-- Start Available data --

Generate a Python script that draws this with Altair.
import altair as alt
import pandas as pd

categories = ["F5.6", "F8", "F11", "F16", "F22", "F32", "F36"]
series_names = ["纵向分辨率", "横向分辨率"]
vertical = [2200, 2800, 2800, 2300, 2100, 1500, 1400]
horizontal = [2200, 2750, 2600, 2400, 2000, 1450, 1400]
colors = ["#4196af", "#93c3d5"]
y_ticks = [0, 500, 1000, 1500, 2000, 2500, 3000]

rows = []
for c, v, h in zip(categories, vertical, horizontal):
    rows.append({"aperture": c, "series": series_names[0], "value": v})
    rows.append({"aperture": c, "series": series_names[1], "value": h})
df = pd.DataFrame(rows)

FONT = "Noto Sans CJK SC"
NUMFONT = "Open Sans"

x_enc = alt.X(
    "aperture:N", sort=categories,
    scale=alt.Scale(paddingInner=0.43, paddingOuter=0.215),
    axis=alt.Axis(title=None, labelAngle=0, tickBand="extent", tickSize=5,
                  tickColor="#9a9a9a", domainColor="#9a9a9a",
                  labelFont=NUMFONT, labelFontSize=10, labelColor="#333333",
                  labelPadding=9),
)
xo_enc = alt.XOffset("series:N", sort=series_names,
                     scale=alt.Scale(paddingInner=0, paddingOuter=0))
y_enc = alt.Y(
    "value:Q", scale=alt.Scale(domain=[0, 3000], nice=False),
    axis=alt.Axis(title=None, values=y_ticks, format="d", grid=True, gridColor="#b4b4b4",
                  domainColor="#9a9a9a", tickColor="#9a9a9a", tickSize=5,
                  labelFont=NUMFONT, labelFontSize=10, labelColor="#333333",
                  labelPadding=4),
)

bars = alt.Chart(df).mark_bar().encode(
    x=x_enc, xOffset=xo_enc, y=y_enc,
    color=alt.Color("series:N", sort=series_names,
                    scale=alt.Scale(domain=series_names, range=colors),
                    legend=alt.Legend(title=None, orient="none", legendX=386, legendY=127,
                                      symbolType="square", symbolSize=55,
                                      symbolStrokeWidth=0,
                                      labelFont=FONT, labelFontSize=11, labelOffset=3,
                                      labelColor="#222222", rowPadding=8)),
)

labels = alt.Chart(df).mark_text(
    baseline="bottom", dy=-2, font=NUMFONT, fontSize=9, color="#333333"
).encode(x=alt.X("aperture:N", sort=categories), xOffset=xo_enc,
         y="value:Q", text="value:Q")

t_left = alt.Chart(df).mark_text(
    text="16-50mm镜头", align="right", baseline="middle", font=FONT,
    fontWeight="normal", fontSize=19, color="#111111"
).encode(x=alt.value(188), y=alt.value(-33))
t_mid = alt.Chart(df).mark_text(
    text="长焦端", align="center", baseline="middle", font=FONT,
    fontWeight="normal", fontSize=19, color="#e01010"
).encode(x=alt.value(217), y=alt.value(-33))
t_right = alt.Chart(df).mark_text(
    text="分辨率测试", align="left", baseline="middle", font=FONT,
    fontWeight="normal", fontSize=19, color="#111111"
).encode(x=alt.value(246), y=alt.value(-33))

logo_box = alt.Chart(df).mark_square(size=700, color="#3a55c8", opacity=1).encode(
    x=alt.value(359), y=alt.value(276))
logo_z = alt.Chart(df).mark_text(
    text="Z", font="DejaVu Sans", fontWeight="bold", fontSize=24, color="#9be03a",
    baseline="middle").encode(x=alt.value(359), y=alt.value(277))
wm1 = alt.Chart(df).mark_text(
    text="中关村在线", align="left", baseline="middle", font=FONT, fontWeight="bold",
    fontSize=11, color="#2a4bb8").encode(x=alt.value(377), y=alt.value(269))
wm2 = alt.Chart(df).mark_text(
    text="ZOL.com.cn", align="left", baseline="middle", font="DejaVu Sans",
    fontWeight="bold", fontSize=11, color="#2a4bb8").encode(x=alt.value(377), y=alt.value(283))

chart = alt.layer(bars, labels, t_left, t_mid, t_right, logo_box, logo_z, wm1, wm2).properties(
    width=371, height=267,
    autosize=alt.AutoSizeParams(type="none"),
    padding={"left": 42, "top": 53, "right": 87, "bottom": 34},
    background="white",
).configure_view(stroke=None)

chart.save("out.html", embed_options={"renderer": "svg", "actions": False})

-- End Available data --

• Set problem
Reproduce, please, the lines of the material from its first line down to the line containing "import pandas as pd", keeping both ends and nothing beyond them.

• Answer to this problem
Generate a Python script that draws this with Altair.
import altair as alt
import pandas as pd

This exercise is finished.